If the pandemic taught us anything, it’s that understanding the whole student matters. Since March of 2020, billions of dollars and hundreds of thousands of person hours have been spent enabling remote learning access, rolling out strategic student supports—particularly around mental health—and providing emergency aid for students struggling with basic needs.
All the while, the committed educators focused on meeting this moment embraced a clear truth: Maslow trumps Bloom on learning journeys. Whether its early learning, K-12, higher education, or job training, we have been forcefully reminded by COVID to focus on the whole student experience if we want our learners to begin, continue, and succeed on their pathways to and through education.
Even pre-pandemic, a holistic student supports approach was becoming an essential feature of student success initiatives, particularly as the focus on student completion took hold over the last decade. However, much of this work has been anchored in strategic outreach and advising reform. With what we’ve learned and lived through over the last two years in rethinking instruction and student support with learner experiences at the center, we are now challenged to embrace this perspective in a more fulsome and integrative way in the learning process itself. Put simply: now is the time for learning experience designers.

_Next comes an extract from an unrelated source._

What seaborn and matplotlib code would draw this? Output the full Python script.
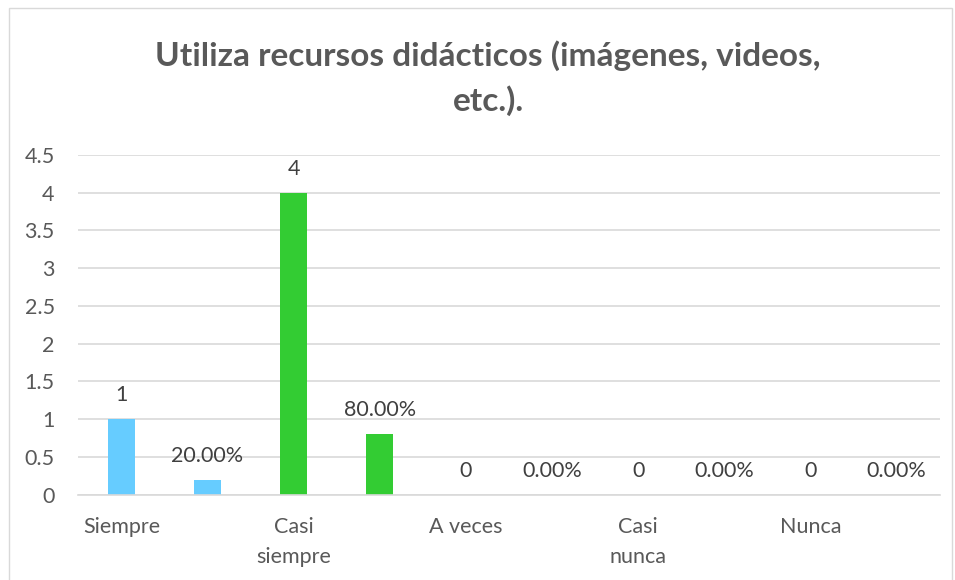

From Instructional Design to Learning Experience Design
“Great designers are great empathizers. It’s what separates a design that has soul from one that’s simply well-realized.” – Paul Backet, Design Educator
Traditionally, learning designers placed instruction at the center of their work. Indeed, the dominant degree received in this discipline area over the last few decades has been a Masters in Instructional Design—including at WGU. However, advances in UX, gamification, and online learning have revealed the need to place learning experience at the center of this work, with a special admonition to better understand and empathize with the needs, wants, and lived experiences of our changing learners—e.g., first-generation, diverse, privilege, poverty, trauma, working, or parents—and what their experiences are with the full program, instruction and support.